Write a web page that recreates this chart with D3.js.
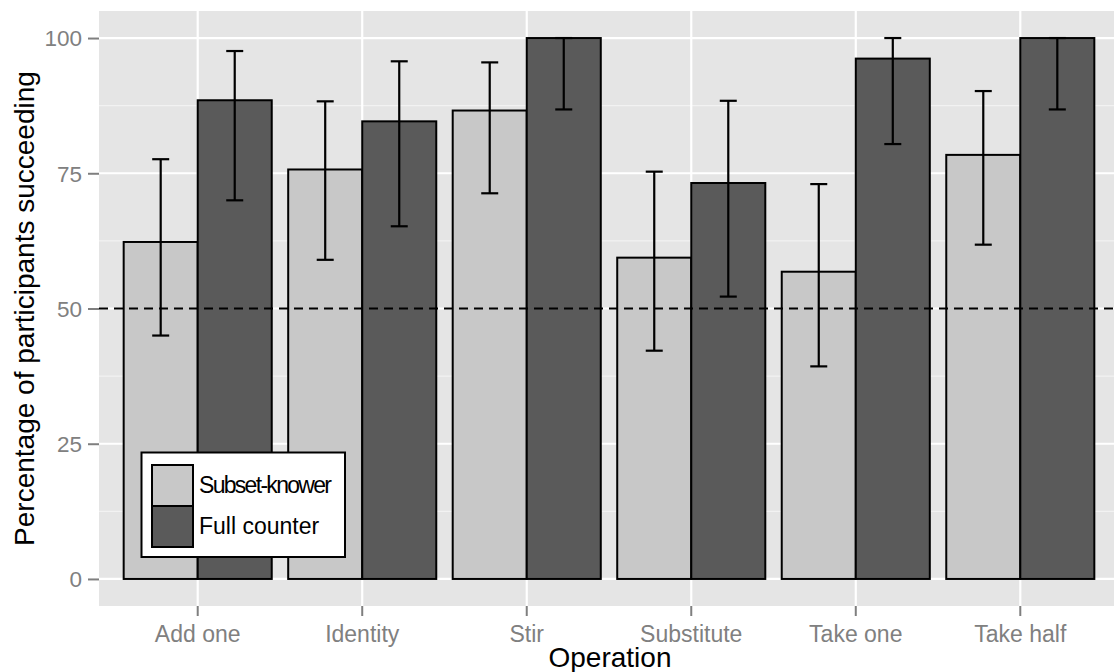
==
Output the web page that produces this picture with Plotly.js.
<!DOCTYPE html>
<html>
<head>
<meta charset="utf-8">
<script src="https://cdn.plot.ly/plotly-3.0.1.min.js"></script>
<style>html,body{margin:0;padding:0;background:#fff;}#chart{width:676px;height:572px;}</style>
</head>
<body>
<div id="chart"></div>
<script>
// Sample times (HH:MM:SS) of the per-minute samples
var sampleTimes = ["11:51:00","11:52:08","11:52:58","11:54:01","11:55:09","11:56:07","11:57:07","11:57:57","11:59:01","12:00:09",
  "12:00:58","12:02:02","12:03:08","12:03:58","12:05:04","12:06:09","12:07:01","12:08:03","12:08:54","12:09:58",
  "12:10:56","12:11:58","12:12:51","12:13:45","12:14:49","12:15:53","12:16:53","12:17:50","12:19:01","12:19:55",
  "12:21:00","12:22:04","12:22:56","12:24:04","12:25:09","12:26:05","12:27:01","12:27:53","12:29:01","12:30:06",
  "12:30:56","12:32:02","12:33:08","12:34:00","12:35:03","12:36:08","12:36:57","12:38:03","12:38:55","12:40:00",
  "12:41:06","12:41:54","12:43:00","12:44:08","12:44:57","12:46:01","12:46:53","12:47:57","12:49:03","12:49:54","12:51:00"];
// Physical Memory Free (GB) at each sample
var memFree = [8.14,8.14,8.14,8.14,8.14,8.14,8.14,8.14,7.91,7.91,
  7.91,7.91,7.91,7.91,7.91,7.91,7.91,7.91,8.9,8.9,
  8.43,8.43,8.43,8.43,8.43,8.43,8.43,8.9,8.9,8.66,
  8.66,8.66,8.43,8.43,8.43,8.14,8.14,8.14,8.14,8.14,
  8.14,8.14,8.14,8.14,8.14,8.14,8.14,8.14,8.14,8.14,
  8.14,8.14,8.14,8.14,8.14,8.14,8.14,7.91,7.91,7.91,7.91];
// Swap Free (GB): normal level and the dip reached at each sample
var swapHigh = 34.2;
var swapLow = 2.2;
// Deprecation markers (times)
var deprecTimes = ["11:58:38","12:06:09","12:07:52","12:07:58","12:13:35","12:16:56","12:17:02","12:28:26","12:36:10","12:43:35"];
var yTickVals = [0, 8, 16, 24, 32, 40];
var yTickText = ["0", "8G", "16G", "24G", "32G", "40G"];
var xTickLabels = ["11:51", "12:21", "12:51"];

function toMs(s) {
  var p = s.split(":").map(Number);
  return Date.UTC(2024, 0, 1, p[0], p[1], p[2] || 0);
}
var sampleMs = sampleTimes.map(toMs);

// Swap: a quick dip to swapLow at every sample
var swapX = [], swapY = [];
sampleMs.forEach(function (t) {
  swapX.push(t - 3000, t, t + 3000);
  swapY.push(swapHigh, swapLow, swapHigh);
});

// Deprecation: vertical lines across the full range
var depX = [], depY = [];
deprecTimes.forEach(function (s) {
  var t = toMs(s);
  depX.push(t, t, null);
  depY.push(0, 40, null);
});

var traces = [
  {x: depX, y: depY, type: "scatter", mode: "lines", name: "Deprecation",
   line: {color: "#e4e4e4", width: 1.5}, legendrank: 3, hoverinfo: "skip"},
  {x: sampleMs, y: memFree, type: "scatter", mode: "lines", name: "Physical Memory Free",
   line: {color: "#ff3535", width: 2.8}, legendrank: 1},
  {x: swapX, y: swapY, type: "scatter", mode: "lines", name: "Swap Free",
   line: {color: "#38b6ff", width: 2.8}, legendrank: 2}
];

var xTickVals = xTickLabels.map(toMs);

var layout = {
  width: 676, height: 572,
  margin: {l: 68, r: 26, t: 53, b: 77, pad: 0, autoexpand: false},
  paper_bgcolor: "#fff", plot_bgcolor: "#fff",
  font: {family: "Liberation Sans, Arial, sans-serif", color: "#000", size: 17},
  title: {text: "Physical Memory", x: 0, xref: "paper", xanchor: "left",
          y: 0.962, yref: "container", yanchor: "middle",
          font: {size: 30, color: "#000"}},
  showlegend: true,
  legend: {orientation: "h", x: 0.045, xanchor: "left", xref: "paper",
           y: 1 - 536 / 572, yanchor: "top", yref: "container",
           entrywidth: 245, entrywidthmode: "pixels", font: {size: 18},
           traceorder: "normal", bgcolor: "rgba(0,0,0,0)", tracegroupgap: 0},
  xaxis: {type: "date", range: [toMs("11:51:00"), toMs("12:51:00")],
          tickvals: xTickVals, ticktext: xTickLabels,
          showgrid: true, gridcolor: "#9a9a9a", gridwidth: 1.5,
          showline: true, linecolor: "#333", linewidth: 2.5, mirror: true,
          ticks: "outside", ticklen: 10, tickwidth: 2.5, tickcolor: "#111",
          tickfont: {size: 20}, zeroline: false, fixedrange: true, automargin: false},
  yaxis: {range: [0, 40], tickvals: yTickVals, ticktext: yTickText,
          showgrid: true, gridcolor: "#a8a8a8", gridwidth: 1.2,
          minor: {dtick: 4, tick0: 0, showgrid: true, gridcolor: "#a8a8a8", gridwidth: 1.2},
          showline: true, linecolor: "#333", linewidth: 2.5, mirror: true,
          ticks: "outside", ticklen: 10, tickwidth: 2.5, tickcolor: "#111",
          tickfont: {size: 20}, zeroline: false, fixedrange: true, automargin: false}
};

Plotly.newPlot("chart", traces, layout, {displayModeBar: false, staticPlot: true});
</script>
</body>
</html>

The problem> Copy every line of the listing where the word "that" appears.

Solution for this exercise>
Write a web page that recreates this chart with D3.js.
Output the web page that produces this picture with Plotly.js.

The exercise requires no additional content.